When we first read this last line we didn’t grasp that you had introduced a construction parallel but inverse to our own where we said that you seemed to be ‘very kind, sincere and serious’. Quite a turn, Juliana. Congratulations. But Hilda? At first we thought that Hilda was a generic term for the ‘dark Juliana’, but then the Abbess of Whitby came before our mind. To give your name as Abbess Hilda, however, you would have to be dressed as a nun.

Or at least stick close to my husband.

This seems to suggest that you might be at risk. Here we are somewhat offended. After we read this we looked carefully at our own post. There is nothing in it that would justify this salacious innuendo, Juliana.

Have a fruitful Lent. You'll not hear more from me. I need to limit my electronic reading, and discussing erotic love with a monk is definitely not how I should be spending my time.

Well, yes, that is why you should talk these issues over with your confessor and not over the Internet.

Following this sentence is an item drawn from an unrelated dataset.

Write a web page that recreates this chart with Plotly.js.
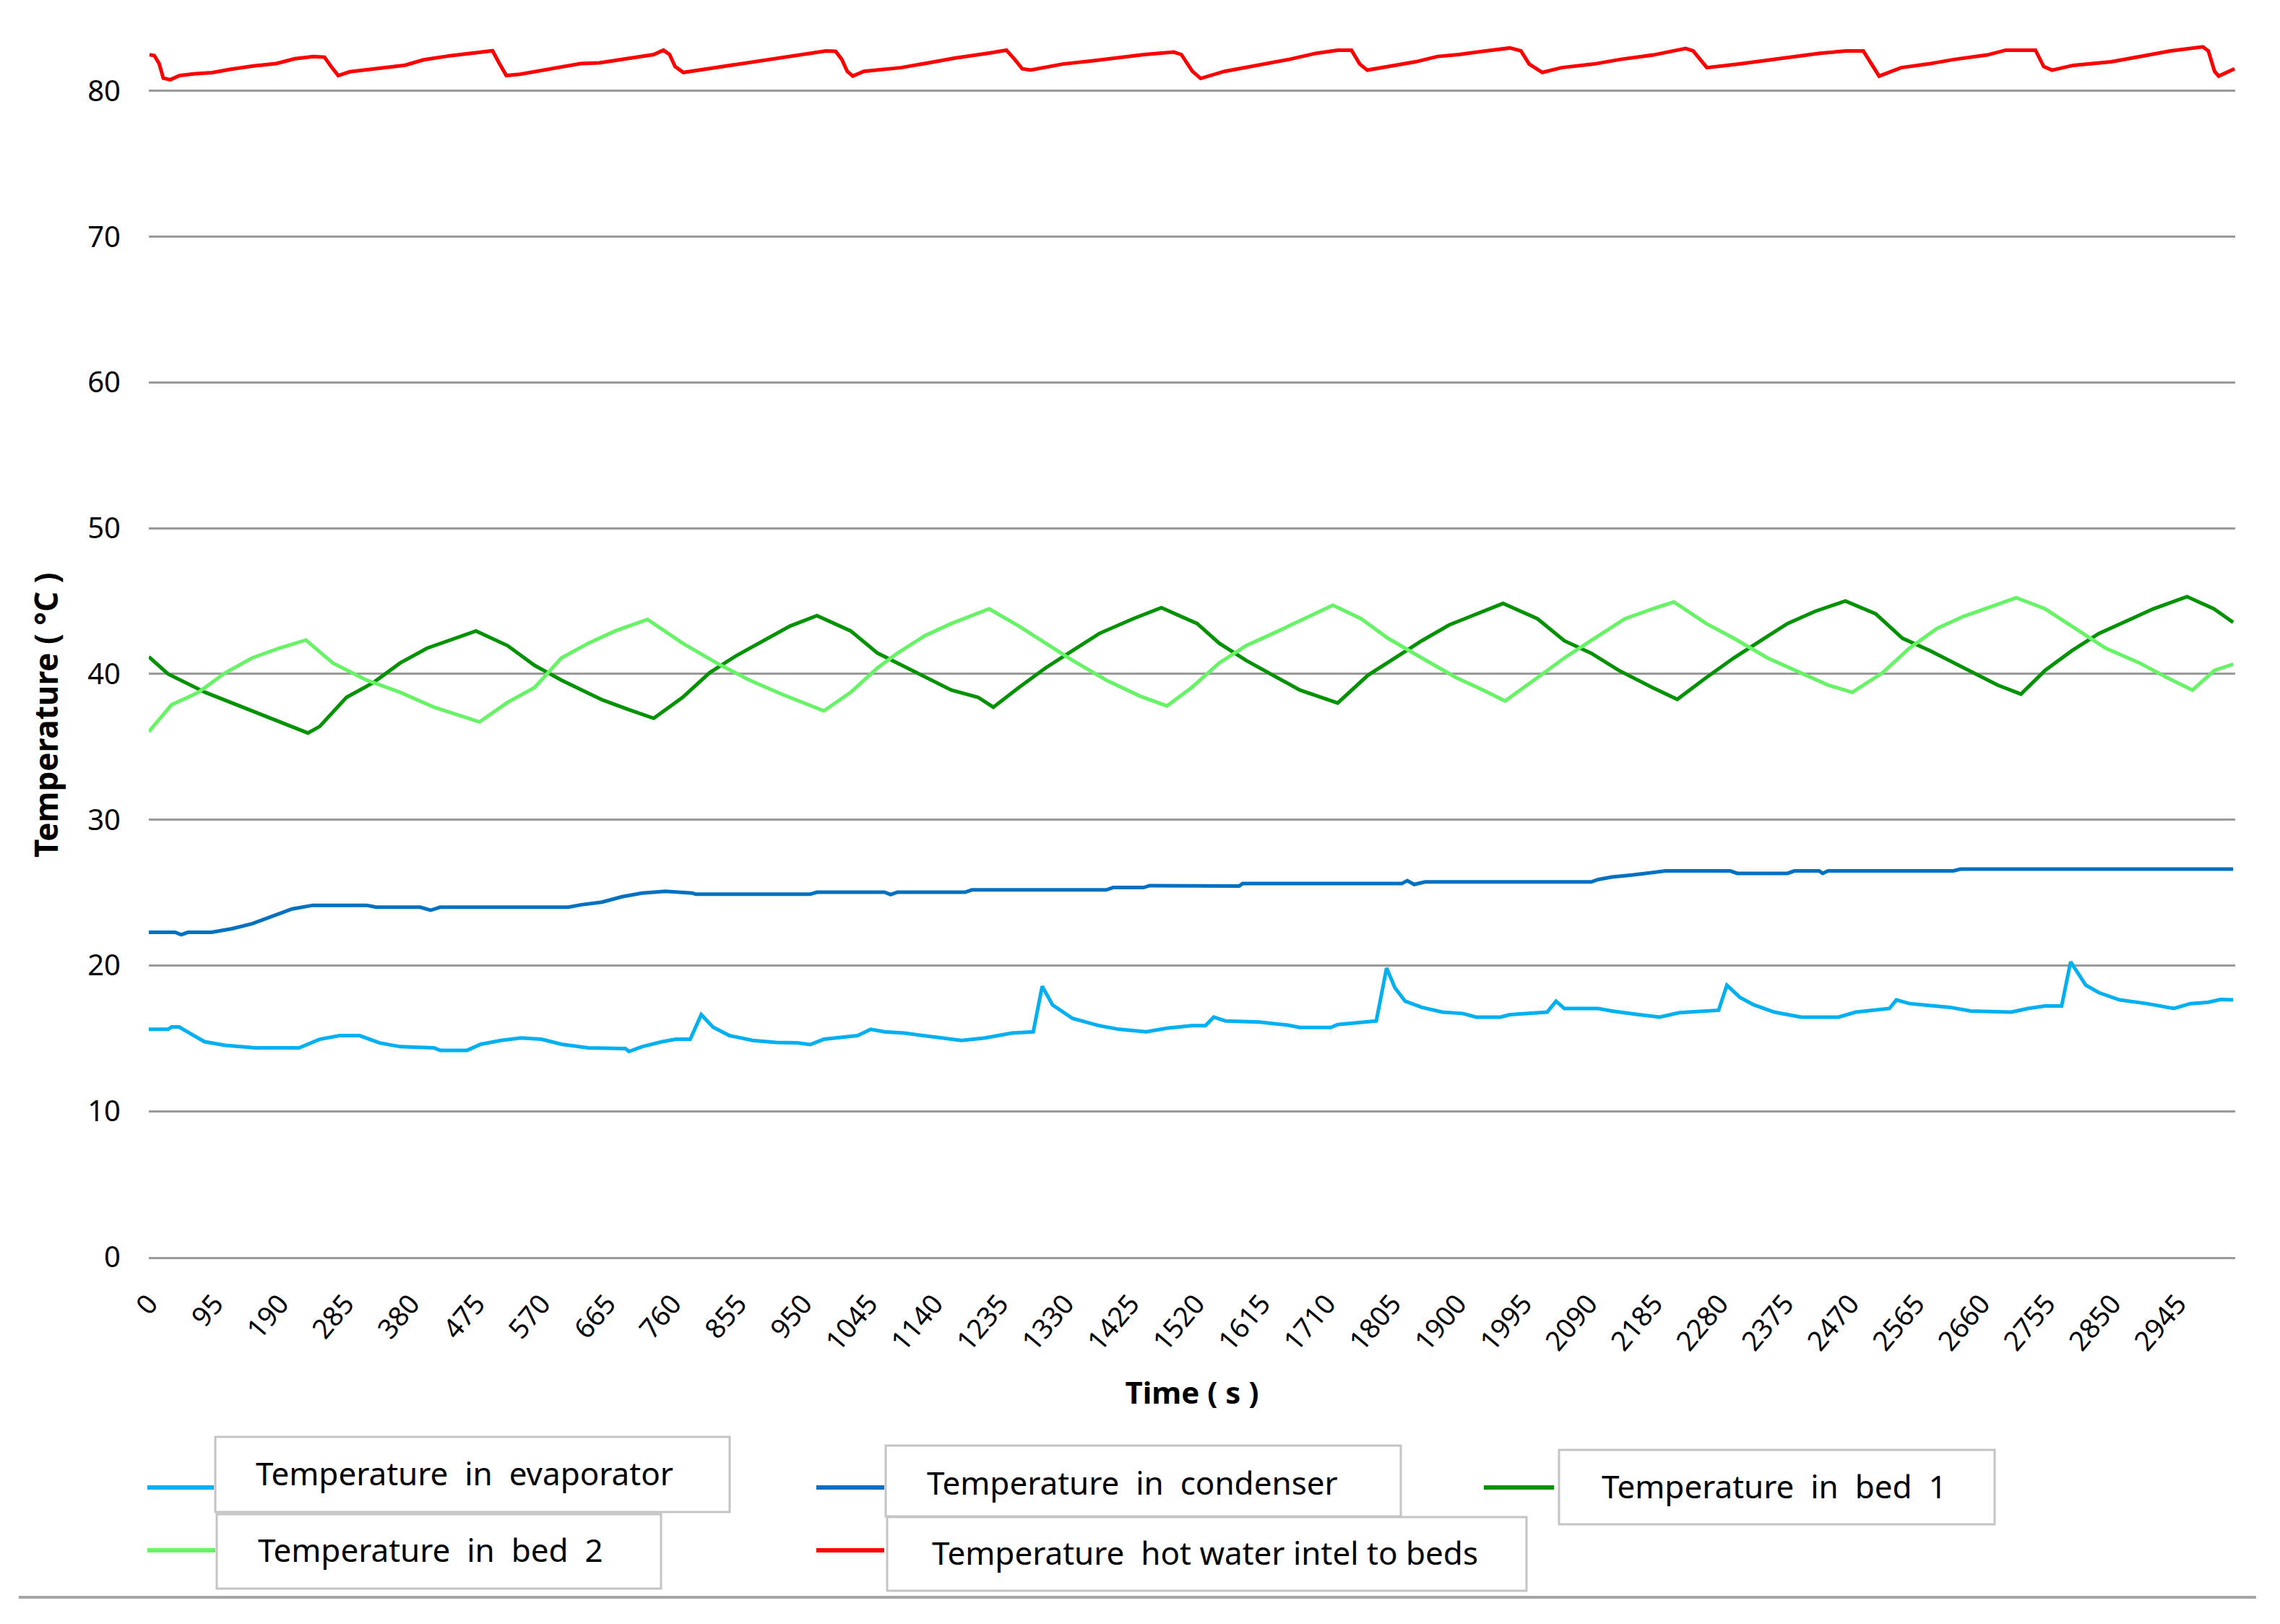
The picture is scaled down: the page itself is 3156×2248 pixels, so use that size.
<!DOCTYPE html>
<html>
<head>
<meta charset="utf-8">
<script src="https://cdn.plot.ly/plotly-3.0.1.min.js"></script>
<style>html,body{margin:0;padding:0;background:#fff;}#chart{width:3156px;height:2248px;}</style>
</head>
<body>
<div id="chart"></div>
<script>
// ---------------- DATA ----------------
const seriesNames = [
  "Temperature  in  evaporator",
  "Temperature  in  condenser",
  "Temperature  in  bed  1",
  "Temperature  in  bed  2",
  "Temperature  hot water intel to beds"
];
const seriesColors = ["#00B0F0", "#0070C0", "#009200", "#66F466", "#FF0000"];

const xTickVals = [0,95,190,285,380,475,570,665,760,855,950,1045,1140,1235,1330,1425,1520,1615,1710,1805,1900,1995,2090,2185,2280,2375,2470,2565,2660,2755,2850,2945];
const xTickText = ["0","95","190","285","380","475","570","665","760","855","950","1045","1140","1235","1330","1425","1520","1615","1710","1805","1900","1995","2090","2185","2280","2375","2470","2565","2660","2755","2850","2945"];

// Temperature in evaporator
const timeEvap = [0,28,33,44,62,81,111,155,218,248,277,306,335,365,414,423,462,482,511,540,570,599,638,692,697,716,745,765,786,802,819,843,877,911,941,960,980,1029,1048,1068,1097,1146,1180,1214,1253,1284,1297,1312,1341,1380,1409,1448,1478,1514,1534,1546,1563,1612,1652,1671,1716,1726,1750,1782,1797,1809,1824,1848,1878,1907,1927,1962,1976,2030,2043,2055,2104,2124,2163,2193,2222,2279,2291,2310,2330,2360,2399,2453,2478,2527,2537,2556,2576,2615,2645,2704,2728,2753,2777,2790,2812,2831,2861,2900,2940,2964,2989,3008,3026];
const tempEvap = [15.62,15.62,15.78,15.78,15.28,14.77,14.52,14.35,14.35,14.94,15.19,15.19,14.69,14.43,14.35,14.18,14.18,14.6,14.86,15.03,14.94,14.6,14.35,14.3,14.1,14.43,14.77,14.94,14.94,16.63,15.78,15.19,14.86,14.72,14.69,14.57,14.94,15.19,15.62,15.45,15.36,15.03,14.86,15.03,15.36,15.45,18.57,17.3,16.37,15.87,15.62,15.45,15.7,15.87,15.87,16.46,16.2,16.12,15.92,15.75,15.75,15.95,16.04,16.2,19.83,18.48,17.55,17.13,16.8,16.71,16.46,16.46,16.63,16.8,17.55,17.05,17.05,16.88,16.63,16.46,16.76,16.93,18.65,17.81,17.3,16.8,16.46,16.46,16.8,17.05,17.64,17.39,17.3,17.13,16.88,16.8,17.05,17.22,17.22,20.25,18.65,18.14,17.64,17.39,17.05,17.39,17.47,17.67,17.64];

// Temperature in condenser
const timeCond = [0,38,47,57,91,121,150,179,208,238,316,330,394,409,423,609,628,658,687,716,750,789,794,960,970,1068,1077,1087,1185,1195,1390,1400,1444,1453,1522,1583,1588,1819,1827,1837,1853,2094,2104,2124,2153,2183,2202,2296,2306,2379,2389,2425,2430,2438,2620,2630,3026];
const tempCond = [22.28,22.28,22.11,22.28,22.28,22.53,22.87,23.37,23.88,24.13,24.13,24.0,24.0,23.79,24.0,24.0,24.17,24.35,24.72,24.97,25.09,24.97,24.89,24.89,25.03,25.03,24.86,25.03,25.03,25.19,25.19,25.35,25.35,25.48,25.48,25.45,25.62,25.62,25.82,25.56,25.73,25.73,25.9,26.07,26.21,26.37,26.49,26.49,26.32,26.32,26.49,26.49,26.32,26.49,26.49,26.61,26.61];

// Temperature in bed 1
const timeBed1 = [0,28,82,189,231,248,287,326,365,404,443,475,521,560,599,658,697,733,775,814,853,892,931,970,1019,1058,1107,1165,1204,1226,1263,1302,1341,1380,1429,1470,1522,1554,1593,1632,1671,1726,1770,1809,1848,1888,1927,1966,2016,2055,2094,2134,2183,2219,2261,2301,2340,2379,2419,2463,2507,2546,2586,2635,2684,2718,2753,2792,2831,2871,2910,2959,2998,3026];
const tempBed1 = [41.18,40.0,38.74,36.7,35.95,36.4,38.4,39.41,40.76,41.77,42.45,42.95,41.94,40.59,39.58,38.23,37.55,36.96,38.4,40.08,41.26,42.28,43.29,44.0,42.95,41.43,40.25,38.9,38.4,37.72,39.07,40.42,41.6,42.78,43.79,44.55,43.46,42.11,40.93,39.92,38.9,38.01,39.92,41.1,42.28,43.37,44.13,44.84,43.79,42.28,41.43,40.25,39.07,38.26,39.75,41.1,42.28,43.46,44.3,45.01,44.13,42.45,41.6,40.42,39.24,38.62,40.25,41.6,42.78,43.63,44.47,45.31,44.47,43.54];

// Temperature in bed 2
const timeBed2 = [0,33,72,111,150,189,228,267,316,365,414,480,521,560,599,638,677,724,775,824,872,921,980,1019,1058,1087,1126,1165,1220,1263,1302,1341,1390,1439,1478,1514,1554,1593,1632,1671,1719,1760,1799,1848,1898,1937,1969,2016,2055,2104,2143,2183,2214,2261,2301,2350,2399,2438,2473,2517,2556,2596,2635,2674,2711,2753,2792,2841,2890,2930,2967,2999,3026];
const tempBed2 = [36.04,37.89,38.74,40.08,41.1,41.77,42.33,40.76,39.58,38.74,37.72,36.71,38.06,39.07,41.1,42.11,42.95,43.74,42.11,40.76,39.58,38.57,37.47,38.74,40.42,41.43,42.61,43.46,44.47,43.29,42.11,40.93,39.58,38.48,37.81,39.07,40.76,41.94,42.78,43.63,44.72,43.79,42.45,41.1,39.75,38.9,38.15,39.75,41.1,42.61,43.79,44.47,44.94,43.46,42.45,41.1,40.08,39.24,38.74,40.08,41.77,43.12,43.96,44.64,45.23,44.47,43.29,41.77,40.76,39.75,38.9,40.25,40.67];

// Temperature hot water inlet to beds
const timeHot = [1,8,15,21,31,45,65,92,118,152,185,212,239,255,265,275,292,332,372,399,439,479,499,509,519,539,586,627,654,678,701,733,747,756,764,776,811,858,897,936,983,997,1006,1014,1022,1038,1092,1132,1171,1218,1245,1257,1268,1280,1327,1374,1405,1445,1488,1499,1515,1527,1562,1609,1656,1695,1726,1746,1758,1769,1797,1839,1871,1902,1941,1976,1992,2004,2023,2051,2098,2137,2184,2231,2242,2262,2309,2371,2426,2465,2489,2501,2512,2544,2583,2622,2669,2696,2739,2751,2763,2794,2849,2888,2935,2982,2990,2999,3005,3028];
const tempHot = [82.49,82.43,81.88,80.88,80.77,81.06,81.17,81.26,81.48,81.72,81.88,82.21,82.36,82.32,81.66,81.06,81.32,81.55,81.77,82.14,82.43,82.65,82.76,81.88,81.06,81.15,81.55,81.88,81.93,82.09,82.26,82.5,82.8,82.5,81.68,81.27,81.52,81.85,82.17,82.42,82.75,82.72,82.17,81.35,81.02,81.35,81.6,81.93,82.26,82.59,82.8,82.17,81.52,81.43,81.85,82.09,82.26,82.5,82.67,82.5,81.35,80.86,81.35,81.76,82.17,82.59,82.8,82.8,81.85,81.43,81.68,82.0,82.37,82.5,82.75,82.95,82.75,81.85,81.27,81.6,81.85,82.17,82.47,82.92,82.75,81.6,81.85,82.26,82.59,82.75,82.75,81.85,81.02,81.6,81.85,82.17,82.47,82.8,82.8,81.68,81.43,81.76,82.0,82.34,82.75,83.03,82.75,81.35,81.02,81.52];

// ---------------- CHART ----------------
const FONT = "Noto Sans, Open Sans, Liberation Sans, sans-serif";
const W = 3156, H = 2248, ML = 206, MR = 62, MT = 20, MB = 508;
const PW = W - ML - MR, PH = H - MT - MB;
const px = x => (x - ML) / PW;          // page pixel -> paper x
const py = y => (H - MB - y) / PH;      // page pixel -> paper y

const xs = [timeEvap, timeCond, timeBed1, timeBed2, timeHot];
const ys = [tempEvap, tempCond, tempBed1, tempBed2, tempHot];
const traces = seriesNames.map((n, i) => ({
  type: "scatter", mode: "lines", name: n,
  x: xs[i], y: ys[i],
  line: {color: seriesColors[i], width: 5}
}));

// legend layout (page pixels): sample line and box for each series
const legendPos = [
  {line:[204,296,2059], box:[298,1989,1010,2093], text:[352,2039]},
  {line:[1130,1224,2059], box:[1226,2001,1939,2099], text:[1281,2052]},
  {line:[2054,2151,2059], box:[2158,2007,2761,2110], text:[2215,2057]},
  {line:[204,298,2146], box:[300,2096,915,2199], text:[355,2145]},
  {line:[1130,1224,2146], box:[1228,2100,2113,2202], text:[1288,2149]}
];
const shapes = [];
const annotations = [];
legendPos.forEach((p, i) => {
  shapes.push({type:"rect", xref:"paper", yref:"paper",
    x0:px(p.box[0]), x1:px(p.box[2]), y0:py(p.box[1]), y1:py(p.box[3]),
    line:{color:"#C4C4C4", width:3}, fillcolor:"rgba(0,0,0,0)"});
  shapes.push({type:"line", xref:"paper", yref:"paper",
    x0:px(p.line[0]), x1:px(p.line[1]), y0:py(p.line[2]), y1:py(p.line[2]),
    line:{color:seriesColors[i], width:6}});
  annotations.push({xref:"paper", yref:"paper", x:px(p.text[0]), y:py(p.text[1]),
    xanchor:"left", yanchor:"middle", showarrow:false, text:seriesNames[i],
    font:{family:FONT, size:44, color:"#000"}});
});
// bottom separator line
shapes.push({type:"line", xref:"paper", yref:"paper", x0:px(26), x1:px(3123), y0:py(2211), y1:py(2211),
  line:{color:"#A6A6A6", width:4}});
// y axis title
annotations.push({xref:"paper", yref:"paper", x:px(63), y:py(990), xanchor:"center", yanchor:"middle",
  showarrow:false, textangle:-90, text:"<b>Temperature ( °C )</b>",
  font:{family:FONT, size:44, color:"#000"}});

const layout = {
  width: W, height: H,
  margin: {l: ML, r: MR, t: MT, b: MB, pad: 0},
  paper_bgcolor: "#fff", plot_bgcolor: "#fff",
  showlegend: false,
  font: {family: FONT, color: "#000"},
  xaxis: {
    range: [0, 3029], tickmode: "array", tickvals: xTickVals, ticktext: xTickText,
    tickangle: -50, tickfont: {family: FONT, size: 38, color: "#000"},
    ticks: "", showgrid: false, zeroline: false,
    showline: true, linecolor: "#9A9A9A", linewidth: 3,
    ticklabelstandoff: 24,
    title: {text: "<b>Time ( s )</b>", font: {family: FONT, size: 42, color: "#000"}, standoff: 36},
    automargin: false
  },
  yaxis: {
    range: [0, 85.25], dtick: 10, tick0: 0,
    tickfont: {family: FONT, size: 40, color: "#000"},
    ticks: "", showgrid: true, gridcolor: "#9A9A9A", gridwidth: 3,
    zeroline: false, showline: false, ticklabelstandoff: 38,
    automargin: false
  },
  shapes: shapes,
  annotations: annotations
};

Plotly.newPlot("chart", traces, layout, {displayModeBar: false, staticPlot: true});
</script>
</body>
</html>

But you are missing a point. While it is certainly not proper for you to discuss with a monk other than your confessor your marital relations, you certainly have to recognize that the issue of Eros in the spiritual life is something that transcends the matrix of domestic connubial life.

That is why we would suggest that you read St Ephraim the Syrian. He is the one who composed the homily read on Holy Wednesday about the woman of the city who goes to the marketplace to buy myrrh to anoint Jesus. We are sure you know it.

I'll go to all the services I can and see my confessor as soon as possible.

Thanks again.


We are indeed impressed, Juliana. You are very intelligent. Our remarks here, however, are designed to justify our continued presence on the Internet: if it were thought that we were acting salaciously, there would be a serious issue with our own conscience and with our confessor.